Однако дальше происходит нечто странное. Вместо грязной и мокрой головы на поверхность выскакивает ступня в сандалии, потом другая — и они как-то вяло принимаются шлепать по воде. Что он делает, дурак! Ему же достаточно нащупать ногами дно и встать. Глубина, повторяю, метр.

Почему я не бросаюсь на помощь? А черт его знает! То ли срабатывает родительский запрет на купание в бассейне, где «всякая зараза плавает», то ли боязнь проявить героизм без санкции старших. Кроме того, не следует забывать, что Брехун — наименее значительное лицо в нашей компании, которого как-то и спасать неловко. Впрочем остальные ведут себя не лучше.

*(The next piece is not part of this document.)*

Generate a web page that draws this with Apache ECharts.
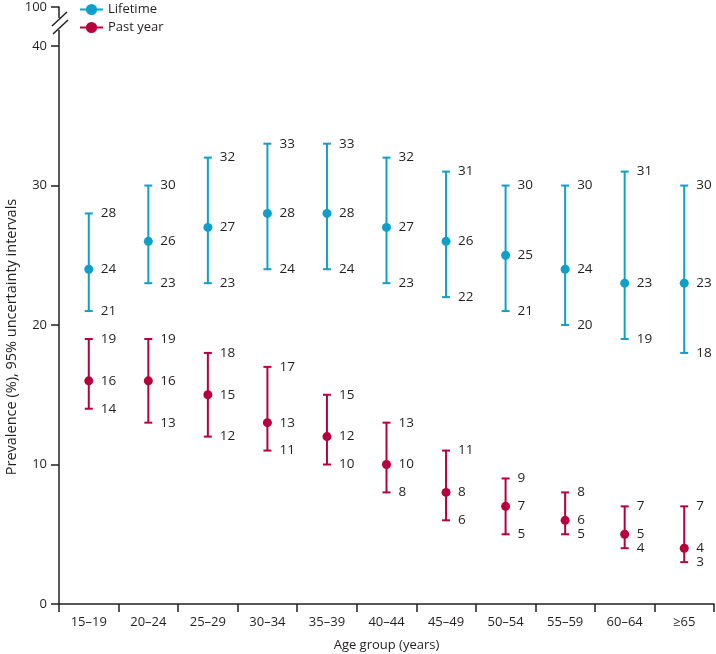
<!DOCTYPE html>
<html>
<head>
<meta charset="utf-8">
<script src="https://cdn.jsdelivr.net/npm/echarts@6/dist/echarts.min.js"></script>
<style>
html,body{margin:0;padding:0;background:#fff;}
#chart{width:716px;height:654px;}
</style>
</head>
<body>
<div id="chart"></div>
<script>
// ---- Data ----
const categories = ['15–19','20–24','25–29','30–34','35–39','40–44','45–49','50–54','55–59','60–64','≥65'];
const lifetimeMean  = [24,26,27,28,28,27,26,25,24,23,23];
const lifetimeLower = [21,23,23,24,24,23,22,21,20,19,18];
const lifetimeUpper = [28,30,32,33,33,32,31,30,30,31,30];
const pastMean  = [16,16,15,13,12,10,8,7,6,5,4];
const pastLower = [14,13,12,11,10,8,6,5,5,4,3];
const pastUpper = [19,19,18,17,15,13,11,9,8,7,7];
const yTickLabels = ['0','10','20','30','40','100'];

const C_LIFE = '#0e9fca';
const C_PAST = '#b8003c';
const TXT = '#231f20';
const FONT = '"Open Sans", sans-serif';
const Y_TOP = 42.8; // position on the broken axis where "100" sits

function errData(lo, mean, hi) {
  return categories.map((c, i) => [i, lo[i], mean[i], hi[i]]);
}

function makeRender(color) {
  return function (params, api) {
    const i = api.value(0);
    const pLo = api.coord([i, api.value(1)]);
    const pM = api.coord([i, api.value(2)]);
    const pHi = api.coord([i, api.value(3)]);
    const cw = 4;
    const ls = { stroke: color, lineWidth: 2 };
    const tx = pM[0] + 12;
    const ts = (y, v) => ({
      type: 'text',
      style: { x: tx, y: y, text: String(Math.round(v)), fill: TXT, font: '13.5px ' + FONT,
               textAlign: 'left', textVerticalAlign: 'middle' }
    });
    return {
      type: 'group',
      children: [
        { type: 'line', shape: { x1: pM[0], y1: pHi[1], x2: pM[0], y2: pLo[1] }, style: ls },
        { type: 'line', shape: { x1: pM[0] - cw, y1: pHi[1], x2: pM[0] + cw, y2: pHi[1] }, style: ls },
        { type: 'line', shape: { x1: pM[0] - cw, y1: pLo[1], x2: pM[0] + cw, y2: pLo[1] }, style: ls },
        ts(pHi[1], api.value(3)),
        ts(pM[1], api.value(2)),
        ts(pLo[1], api.value(1))
      ]
    };
  };
}

const chart = echarts.init(document.getElementById('chart'), null, { renderer: 'canvas' });
const option = {
  animation: false,
  backgroundColor: '#fff',
  textStyle: { fontFamily: FONT, color: TXT },
  grid: { left: 59, right: 2, top: 7, bottom: 50, containLabel: false, outerBoundsMode: 'none' },
  legend: {
    orient: 'vertical', left: 79, top: 3, padding: 0,
    itemWidth: 23, itemHeight: 14, itemGap: 5,
    textStyle: { fontSize: 13, color: TXT, fontFamily: FONT },
    data: ['Lifetime', 'Past year']
  },
  xAxis: {
    type: 'category',
    data: categories,
    boundaryGap: true,
    axisLine: { lineStyle: { color: TXT, width: 1.5 } },
    axisTick: { show: true, length: 8, lineStyle: { color: TXT, width: 1.5 } },
    axisLabel: { color: TXT, fontSize: 13, margin: 12, fontFamily: FONT, interval: 0 },
    name: 'Age group (years)',
    nameLocation: 'middle',
    nameGap: 35,
    nameTextStyle: { color: TXT, fontSize: 13, fontFamily: FONT },
    splitLine: { show: false }
  },
  yAxis: {
    type: 'value',
    min: 0, max: Y_TOP, interval: 10,
    axisLine: { show: true, lineStyle: { color: TXT, width: 1.5 } },
    axisTick: { show: true, length: 8, lineStyle: { color: TXT, width: 1.5 } },
    axisLabel: {
      color: TXT, fontSize: 13, margin: 12, fontFamily: FONT,
      showMaxLabel: true,
      formatter: function (v) {
        if (v > 41) return yTickLabels[5];
        return yTickLabels[Math.round(v / 10)];
      }
    },
    splitLine: { show: false }
  },
  graphic: [
    { type: 'rect', shape: { x: 55, y: 18, width: 8, height: 12 }, style: { fill: '#fff' }, z: 100 },
    { type: 'line', shape: { x1: 52, y1: 26, x2: 67, y2: 12 }, style: { stroke: TXT, lineWidth: 1.5 }, z: 101 },
    { type: 'line', shape: { x1: 53, y1: 34, x2: 68, y2: 20 }, style: { stroke: TXT, lineWidth: 1.5 }, z: 101 },
    { type: 'text', x: 12, y: 337, rotation: Math.PI / 2,
      style: { text: 'Prevalence (%), 95% uncertainty intervals', fill: TXT, font: '14.5px ' + FONT,
               textAlign: 'center', textVerticalAlign: 'middle' }, z: 101 }
  ],
  series: [
    { name: 'Lifetime', type: 'line', data: [], symbol: 'circle', symbolSize: 9,
      itemStyle: { color: C_LIFE }, lineStyle: { color: C_LIFE, width: 2 } },
    { name: 'Past year', type: 'line', data: [], symbol: 'circle', symbolSize: 9,
      itemStyle: { color: C_PAST }, lineStyle: { color: C_PAST, width: 2 } },
    { name: 'lifeErr', type: 'custom', renderItem: makeRender(C_LIFE),
      data: errData(lifetimeLower, lifetimeMean, lifetimeUpper), z: 2 },
    { name: 'pastErr', type: 'custom', renderItem: makeRender(C_PAST),
      data: errData(pastLower, pastMean, pastUpper), z: 2 },
    { name: 'lifePts', type: 'scatter', data: lifetimeMean.map((v, i) => [i, v]),
      symbol: 'circle', symbolSize: 9, itemStyle: { color: C_LIFE, opacity: 1 }, z: 3 },
    { name: 'pastPts', type: 'scatter', data: pastMean.map((v, i) => [i, v]),
      symbol: 'circle', symbolSize: 9, itemStyle: { color: C_PAST, opacity: 1 }, z: 3 }
  ]
};
chart.setOption(option);
</script>
</body>
</html>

Кричать, правда, кричим, но скорее ликующе, чем испуганно:

— Брехун тонет!..

Потом на бетонную стенку вспрыгивает рослый парень в светлых отутюженных брюках, белой рубашке, туфлях. Должно быть, за ним наблюдает его девушка, поскольку всё, что он делает дальше, красиво до невозможности. Четко, как на соревнованиях по плаванию, он приседает, отведя руки назад, затем вонзается в воду «щучкой», хотя при его росте разумнее просто слезть в бассейн.

Чудом не вписавшись в дно, выпрямляется, весь мокрый, весь в какой-то дряни, и на руках его тряпично обвисает наш утопленник.

Нервы мои не выдерживают — и я со всех ног кидаюсь домой с потрясающей новостью: Брехун утонул!.. Ну, чуть не утонул!

Поступок опрометчивый: выслушав мой сбивчивый рассказ, наверняка оснащенный выдуманными по дороге душераздирающими подробностями, во двор мне вернуться не позволяют. А через некоторое время раздается звонок в дверь. На пороге — дворовые активисты: две вредные тетки («тёханки», как мы их называли) и не менее вредный мужичонка («дяхан»). Но, самое удивительное, сзади из-за их спин выглядывают оробело-сердитые лица пацанов.